National Journal, Washington,
Saturday, 29 June 2002.

Lobbying & Law

Activists Fight Circumcision

For years, opponents of male circumcision were laughed at as quacks by some, viewed as troublemakers by the medical establishment, and scorned as anti-Semitic by others. But following a string of small victories, anticircumcision activists are becoming difficult to dismiss.

Earlier this month, for example, Arizona quietly eliminated Medicaid funding for the procedure, which removes the foreskin from the penis. Poor Arizonans who want their child circumcised will now have to pay for it. Lawn Griffiths wrote in his column for Arizona's East Valley Tribune that the move means "as many as 12,600 more Arizona newborns per year likely won't suffer genital mutilation."

Arizona is the seventh state to bar Medicaid funding for the procedure, joining California, Mississippi, Nevada, North Dakota, Oregon, and Washington. Missouri is considering following suit as a budget-cutting move. In the midst of a fiscal crisis, North Carolina ended Medicaid funding for circumcision last November only to reinstate it after Democratic Gov. Mike Easley raised concerns. In a letter to constituents, Easley explained: "People should not be indelibly branded as economically disadvantaged because their parents could not afford this simple procedure."

Anti-circumcision activists such as Marilyn Milos, director of the National Organization of Circumcision Information Resource Centers, believe the procedure violates the human rights of boys. She insists that circumcision is painful and prone to mishaps. Milos and her fellow activists go so far as to argue that circumcised boys are far more likely to suffer post-traumatic stress disorder, the same illness observed in war veterans.

Since starting her organization, Milos has seen it grow to 102 regional affiliates in the United States and to 18 affiliates abroad. She says that 10,000 people subscribe to her newsletter, and that she receives 400 e-mails a day.

Other anti-circumcision groups include Attorneys for the Rights of the Child; the International Coalition for Genital Integrity; Doctors Opposing Circumcision; and the National Organization to Halt the Abuse and Routine Mutilation of Males. One group -- Nurses for the Rights of the Child -- was started in 1995 by a group of nurses at St. Vincent Hospital in Santa Fe, NM, who have refused to assist with circumcisions.

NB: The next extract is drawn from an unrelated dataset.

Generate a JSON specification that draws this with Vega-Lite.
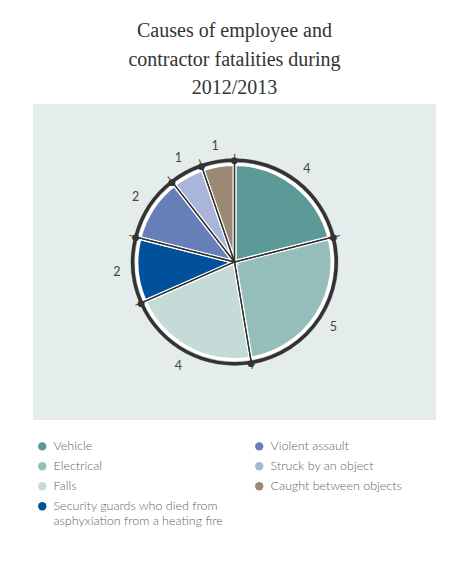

Meanwhile, an entire cottage industry is offering to restore circumcised foreskin., for example, offers to customers a narrow metal tube with a bulbous opening on one end that the Web site claims will "naturally restore your foreskin." Cut/ says that its guidebook and silicone rings will do the trick. Men interested in foreskin restoration can even join a support group, the National Organization of Restoring Men.

Circumcision is a sacred ritual in the Jewish and Islamic faiths. It became popular in the United States in the late 19th century when physicians touted it as beneficial for good health. Thirty years ago, 85 percent of American males were circumcised.

Since then, the medical literature has grown iffier, and no major U.S. medical association today recommends circumcision. In 1999, the American Academy of Pediatrics adopted a policy that states: "Existing scientific evidence demonstrates potential medical benefits of newborn male circumcision; however, these data are not sufficient to recommend routine neonatal circumcision." Changing attitudes and the immigration of many non-Europeans--who don't traditionally perform circumcisions--has reduced the percentage of circumcision in this country to about 55 percent.

But circumcision still has medical advocates. Dr. Thomas Wiswell, a professor at the State University of New York (Stony Brook), points to studies showing that circumcised males face slightly lower risks of penile cancer and have fewer instances of urinary tract infections. He also argues, more controversially, that uncircumcised males are more likely to contract sexually transmitted diseases.

Dr. Edgar J. Schoen, the longtime chief of pediatrics at Kaiser Permanente in Oakland, touts on his Web site,, the "lifetime of medical benefits" provided by circumcision. "I think these state governments should look at the long-term consequences" of cutting Medicaid funding, says Wiswell. "The ultimate health costs will be greater than the costs of circumcising every boy."

Milos and other anti-circumcision activists support a complete ban on the procedure except for consenting adults. But in 1999, they launched the Medicaid Project in an attempt to achieve some incremental gains. Activists called every state Medicaid office to find out whether the state reimbursed doctors for performing circumcision, how much each state paid, and the number of yearly procedures done in the state. They found that circumcision rates were greater in states with higher reimbursement rates.

In April 2001, shortly after the report was completed, activists came to Washington to present it to members of Congress. The activists have named the first week of April "Genital Integrity Week," and they gather annually in Washington for congressional lobbying, symposia, and a march on the Capitol.

But the activists admit that the effort has yet to make any headway in Washington. "Our job is education," Milos says. "We're trying to sell a normal human body part to a sexually repressed, foreskin-phobic society. It isn't easy."